Some members were concerned that my motivations behind joining Acorn were indirect, in that i have been clear that part of my reason for wanting to be here is to work with Acorn on starting up Chubby Squirrels. But to a member, these concerns were secondary to the nearly universal desire to expand the communities movement and specifically to strengthen the eco-system of income sharing intentional communities in central Virginia.
Ira said “I never know quite what you are doing.” To which i had to confess was my own experience with myself with quite some frequency. ”I have nothing to say to you, Paxus.” a generally taciturn Abe told me, followed by “and i mean that in the nicest way”

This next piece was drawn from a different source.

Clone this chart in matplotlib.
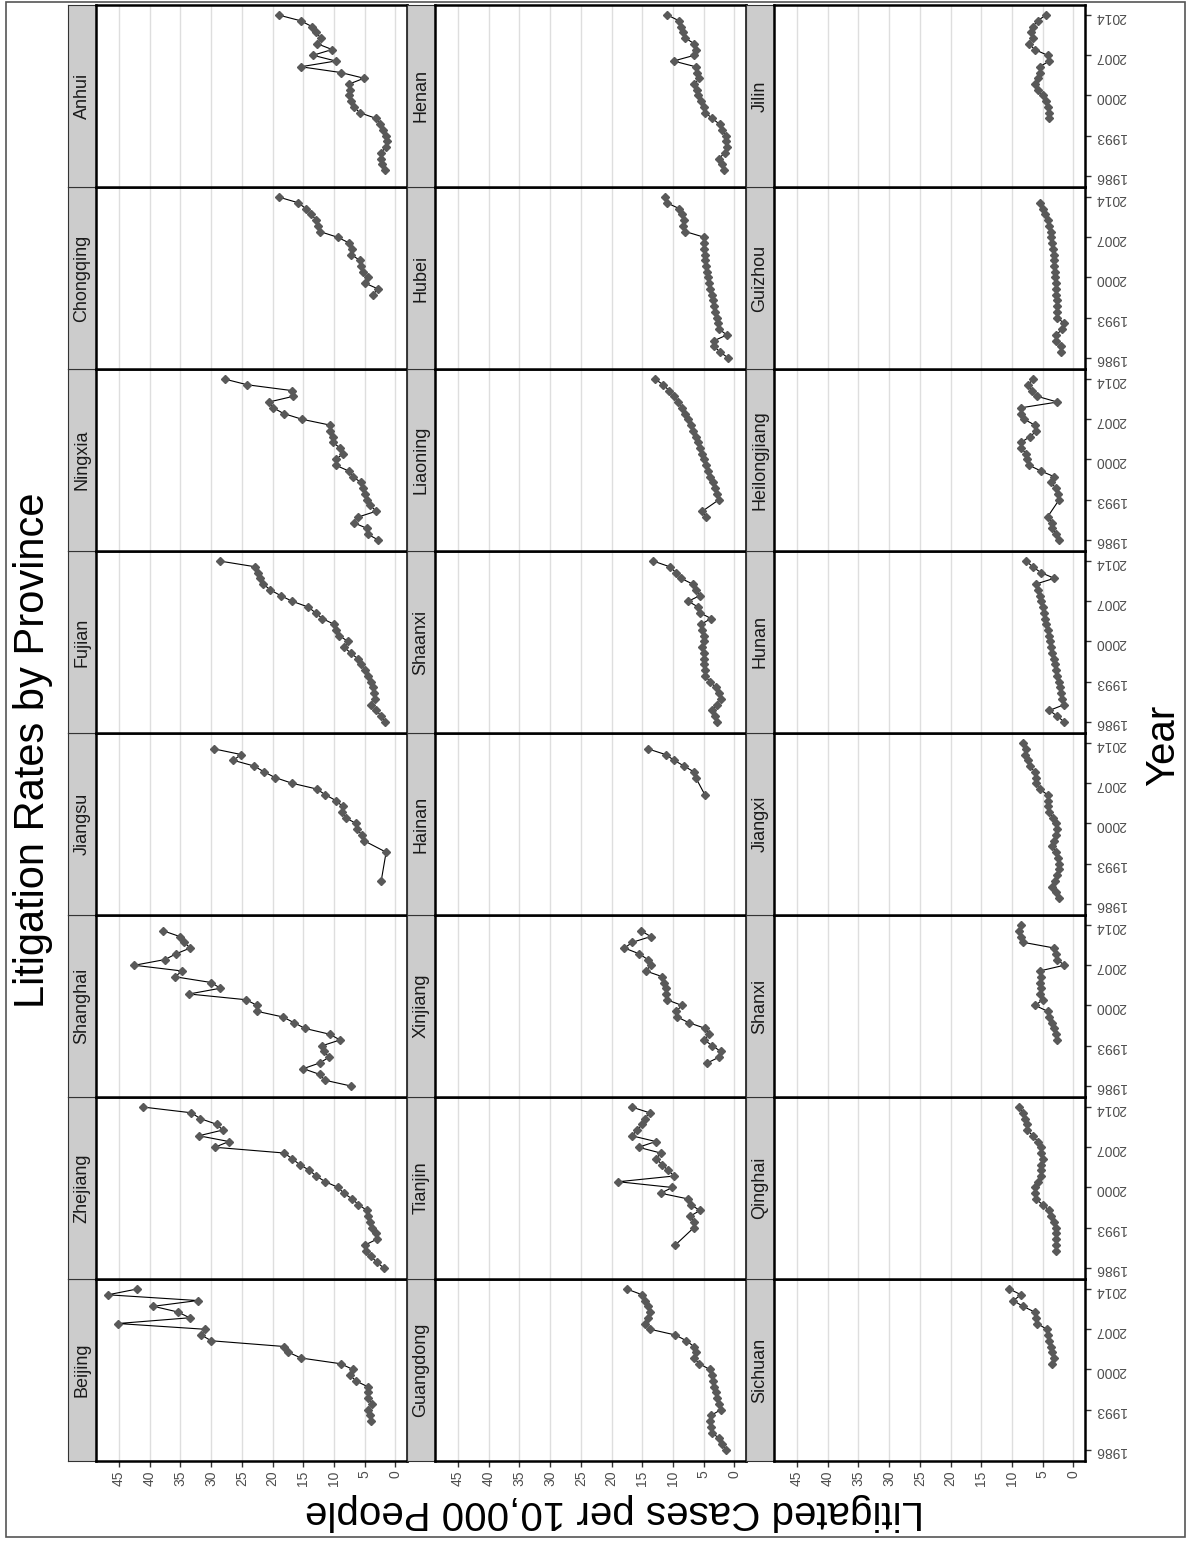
import numpy as np
import matplotlib
matplotlib.use("Agg")
import matplotlib.pyplot as plt
from matplotlib.patches import Rectangle

plt.rcParams['font.family'] = ['Liberation Sans', 'DejaVu Sans']

N = None
years = list(range(1986, 2015))

# values per province, one slot per year 1986..2014 (None = no data)
beijing = [N, N, N, N, N, 4.0, 4.2, 4.4, 3.8, 4.5, 4.5, 4.5, 6.4, 7.4, 6.9, 8.9, 15.4, 17.4, 18.1, 30.0,
           31.6, 31.0, 45.2, 33.5, 35.4, 39.4, 32.2, 46.8, 42.1]
zhejiang = [1.9, 3.0, 4.0, 4.8, 4.9, 3.0, 3.2, 3.8, 4.2, 4.4, 4.6, 6.0, 7.0, 8.4, 9.3, 11.4, 12.9, 14.0, 15.6, 16.8,
            18.1, 29.4, 27.1, 32.0, 28.1, 29.1, 31.8, 33.2, 41.1]
shanghai = [7.3, 11.5, 12.3, 15.0, 12.3, 10.8, 11.6, 11.9, 9.0, 10.7, 14.7, 16.5, 18.3, 22.6, 22.5, 24.3, 33.6, 28.5,
            30.0, 35.9, 34.7, 42.5, 37.5, 35.7, 33.4, 34.4, 35.1, 37.8, N]
jiangsu = [N, N, N, N, 2.3, N, N, N, N, 1.5, N, 5.1, 5.4, 6.3, 6.4, 8.1, 8.7, 8.6, 9.7, 11.4,
           12.8, 16.8, 19.6, 21.4, 23.0, 26.4, 25.1, 29.6, N]
fujian = [1.7, 2.3, 3.1, 4.0, 3.3, 3.4, 3.6, 4.0, 4.4, 5.0, 5.6, 6.1, 7.3, 8.3, 7.7, 9.1, 9.6, 10.0, 11.9, 13.0,
          14.2, 16.8, 18.7, 20.4, 21.5, 22.0, 22.4, 22.8, 28.6]
ningxia = [2.8, 4.5, 4.6, 6.8, 6.0, 3.1, 4.1, 4.6, 4.9, 5.3, 5.6, 6.9, 7.6, 9.7, 9.7, 8.5, 9.0, 10.2, 10.1, 10.7,
           10.7, 15.2, 18.2, 19.9, 20.6, 16.6, 16.9, 24.1, 27.8]
chongqing = [N, N, N, N, N, N, N, N, N, N, N, 3.7, 2.8, 4.9, 4.4, 5.3, 5.6, 5.8, 7.2, 7.1,
             7.5, 9.4, 12.3, 12.6, 12.9, 13.7, 14.6, 15.8, 19.0]
anhui = [N, 1.7, 2.1, 2.4, 2.4, 1.5, 1.35, 1.5, 2.0, 2.5, 3.1, 5.8, 6.7, 7.3, 7.6, 7.4, 7.5, 5.1, 8.9, 15.4,
         9.7, 13.4, 10.3, 12.7, 12.1, 13.0, 13.6, 15.4, 19.0]

guangdong = [1.4, 2.0, 2.5, 3.6, 3.8, 4.0, 3.8, 2.2, 2.5, 2.8, 3.0, 3.3, 3.4, 3.6, 4.0, 5.7, 6.6, 6.3, 6.6, 7.8,
             9.6, 13.7, 14.6, 14.1, 13.7, 14.1, 14.6, 15.0, 17.5]
tianjin = [N, N, N, N, 9.6, N, N, 6.6, 6.6, 7.2, 5.6, 7.1, 7.5, 12.0, 10.1, 18.9, 9.8, 10.8, 11.8, 12.7,
           12.0, 15.6, 12.8, 16.7, 15.8, 15.0, 14.6, 13.8, 16.7]
xinjiang = [N, N, N, N, 4.4, 2.5, 2.2, 3.6, 4.9, 4.1, 4.7, 7.4, 9.3, 9.5, 8.5, 11.0, 11.1, 11.2, 11.4, 11.7,
            14.4, 13.6, 14.1, 15.5, 17.9, 16.6, 13.6, 15.2, N]
hainan = [N, N, N, N, N, N, N, N, N, N, N, N, N, N, N, N, N, N, N, 4.8,
          N, N, 6.3, 6.6, 8.2, 9.8, 11.2, 14.1, N]
shaanxi = [2.8, 3.2, 3.6, 2.8, 2.2, 2.5, 3.0, 4.0, 4.7, 4.8, 4.9, 5.0, 5.0, 5.2, 4.9, 5.0, 5.2, 5.4, 3.8, 5.6,
           5.9, 7.5, 5.6, 6.3, 6.8, 8.7, 9.5, 10.5, 13.2]
liaoning = [N, N, N, N, 4.6, 5.2, N, 2.5, 2.8, 3.2, 3.5, 3.9, 4.3, 4.6, 5.0, 5.3, 5.6, 5.9, 6.3, 6.7,
            7.1, 7.5, 8.0, 8.6, 9.2, 9.9, 10.6, 11.6, 12.9]
hubei = [1.0, 2.3, 3.3, 3.3, 1.2, 2.5, 2.7, 2.9, 3.1, 3.3, 3.5, 3.7, 3.9, 4.1, 4.3, 4.5, 4.6, 4.7, 4.8, 4.9,
         5.0, 4.9, 8.0, 8.3, 8.2, 8.5, 9.0, 11.0, 11.3]
henan = [N, 1.7, 2.0, 2.5, 1.6, 1.2, 1.4, 1.4, 2.0, 2.4, 3.6, 4.7, 4.9, 5.5, 5.9, 6.0, 6.5, 5.7, 6.0, 6.3,
         9.9, 6.5, 6.2, 6.5, 8.0, 8.3, 8.7, 9.0, 10.9]

sichuan = [N, N, N, N, N, N, N, N, N, N, N, N, N, N, N, 3.4, 3.2, 3.4, 3.7, 3.9,
           4.2, 4.3, 5.9, 6.1, 6.3, 8.2, 9.8, 8.5, 10.4]
qinghai = [N, N, N, 2.8, 2.8, 2.8, 2.8, 2.8, 3.2, 3.7, 3.9, 5.0, 6.1, 6.2, 6.3, 5.8, 5.3, 5.3, 5.3, 5.0,
           5.2, 5.3, 5.8, 6.6, 7.5, 7.5, 7.9, 8.2, 8.8]
shanxi = [N, N, N, N, N, N, N, N, 2.6, 2.8, 3.1, 3.4, 3.9, 4.2, 6.2, 5.0, 5.5, 5.3, 5.5, 5.3,
          5.5, 1.5, 2.6, 2.8, 3.1, 8.2, 8.5, 8.8, 8.5]
jiangxi = [N, 2.3, 2.8, 3.4, 3.0, 2.6, 2.3, 2.3, 2.5, 2.8, 3.4, 3.1, 2.8, 2.6, 2.8, 3.3, 3.9, 4.2, 4.2, 4.2,
           5.5, 6.1, 6.1, 6.3, 7.1, 7.4, 7.9, 7.7, 8.2]
hunan = [1.5, 2.6, 3.9, 1.5, 1.8, 2.0, 2.2, 2.4, 2.6, 2.8, 3.0, 3.2, 3.4, 3.6, 3.8, 4.0, 4.2, 4.4, 4.6, 4.8,
         5.0, 5.2, 5.4, 5.8, 6.1, 3.1, 5.3, 6.6, 7.7]
heilongjiang = [2.3, 2.8, 3.4, 3.4, 4.2, N, N, 2.3, 2.5, 2.8, 3.7, 3.1, 5.3, 7.2, 7.5, 7.7, 8.5, 8.5, 7.0, 6.0,
                6.3, 8.0, 8.5, 8.5, 2.6, 5.9, 6.8, 7.4, 6.5]
guizhou = [N, 2.0, 2.0, 2.8, 2.8, 1.8, 1.5, 2.6, 2.6, 2.7, 2.7, 2.8, 2.9, 2.9, 3.0, 3.0, 3.1, 3.1, 3.2, 3.3,
           3.4, 3.6, 3.7, 3.9, 4.2, 4.6, 5.0, 5.5, N]
jilin = [N, N, N, N, N, N, N, N, N, N, 3.9, 4.0, 4.2, 4.5, 5.0, 5.8, 6.3, 5.8, 5.5, 5.5,
         3.9, 4.2, 6.3, 7.2, 6.6, 6.9, 6.6, 5.8, 4.5]

provinces = ["Beijing", "Zhejiang", "Shanghai", "Jiangsu", "Fujian", "Ningxia", "Chongqing", "Anhui",
             "Guangdong", "Tianjin", "Xinjiang", "Hainan", "Shaanxi", "Liaoning", "Hubei", "Henan",
             "Sichuan", "Qinghai", "Shanxi", "Jiangxi", "Hunan", "Heilongjiang", "Guizhou", "Jilin"]
series = [beijing, zhejiang, shanghai, jiangsu, fujian, ningxia, chongqing, anhui,
          guangdong, tianjin, xinjiang, hainan, shaanxi, liaoning, hubei, henan,
          sichuan, qinghai, shanxi, jiangxi, hunan, heilongjiang, guizhou, jilin]

value_ticks = [0, 5, 10, 15, 20, 25, 30, 35, 40, 45]
year_ticks = [1986, 1993, 2000, 2007, 2014]

W, H = 1188, 1541
fig = plt.figure(figsize=(W / 100, H / 100), dpi=100)


def fx(px):
    return px / W


def fy(py):
    return 1 - py / H


panel_w = 311.6
strip_w = 27.4
col_step = 339.0
row_h = 182.0

for i, (name, vals) in enumerate(zip(provinces, series)):
    col = i // 8
    row = i % 8
    left = 95.7 + col * col_step
    bottom = 1461 - row * row_h

    # strip (facet label)
    sax = fig.add_axes([fx(left - strip_w), fy(bottom), strip_w / W, row_h / H])
    sax.set_facecolor('#CCCCCC')
    sax.set_xticks([])
    sax.set_yticks([])
    for s in sax.spines.values():
        s.set_color('#333333')
        s.set_linewidth(0.8)
    sax.text(0.5, 0.5, name, rotation=90, ha='center', va='center', fontsize=13,
             color='#1A1A1A', transform=sax.transAxes)

    ax = fig.add_axes([fx(left), fy(bottom), panel_w / W, row_h / H])
    ax.set_xlim(48.8, -1.95)
    ax.set_ylim(1984.07, 2015.75)
    ax.set_xticks(value_ticks)
    ax.set_yticks(year_ticks)
    ax.grid(axis='x', color='#DEDEDE', lw=1.0)
    ax.set_axisbelow(True)
    for s in ax.spines.values():
        s.set_color('black')
        s.set_linewidth(1.8)

    yrs = [y for y, v in zip(years, vals) if v is not None]
    vs = [v for v in vals if v is not None]
    ax.plot(vs, yrs, color='black', lw=0.8, zorder=2)
    ax.plot(vs, yrs, 'D', ms=3.9, color='#595959', mec='#595959', zorder=3)

    if row == 0:
        ax.tick_params(axis='x', length=4, width=1, color='#333333', labelsize=10,
                       labelcolor='#4D4D4D', labelrotation=90, pad=3)
    else:
        ax.tick_params(axis='x', length=0, labelbottom=False)
    if col == 2:
        ax.yaxis.tick_right()
        ax.tick_params(axis='y', length=4, width=1, color='#333333', labelsize=10,
                       labelcolor='#4D4D4D', pad=3)
        for lab in ax.get_yticklabels():
            lab.set_rotation(180)
    else:
        ax.tick_params(axis='y', left=False, right=False, labelleft=False, labelright=False)

fig.text(fx(33), fy(750), "Litigation Rates by Province", rotation=90, ha='center', va='center',
         fontsize=30, color='black')
fig.text(fx(1163), fy(745), "Year", rotation=90, ha='center', va='center', fontsize=29, color='black')
fig.text(fx(615), fy(1512), "Litigated Cases per 10,000 People", rotation=180, ha='center',
         va='center', fontsize=29, color='black')

fig.patches.append(Rectangle((fx(6), fy(1537)), (1185 - 6) / W, (1537 - 2) / H, transform=fig.transFigure,
                             fill=False, ec='#555555', lw=1.2))

fig.savefig('out.png', dpi=100)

The second part of the clearness is everyone getting together in the dining room and talking about whether you would be a good fit in the community. i had my community clearness and people were very friendly and supportive of both me and Acorn fostering the Chubby Squirrels project as well as my recent efforts in the picking room. The facilitator started the round of check in’s with asking people what their favorite band was when they were 12. The Beatles and In Sync both got more than one vote each.

Several Acorners said “When i have just one call from jail, i am calling you.”
The last community meeting Acorn will have about my provisional membership will be the Sunday after this one in which the community will meet without me and make a decision if i can join. Given what people said in the meeting which just took place, it is unlikely a hidden concern will derail my effort to become a dual member. And as several people jokingly reminded me, these types of last minute concerns do pop up.
The clearness process is a sister to the transparency work i have already been doing, but is clearly something which i would mimic in a membership process for a new consensus based community.
When i told Angie there were no real concerns about my potential impact on the community, her reply was “they are not paying careful enough attention.”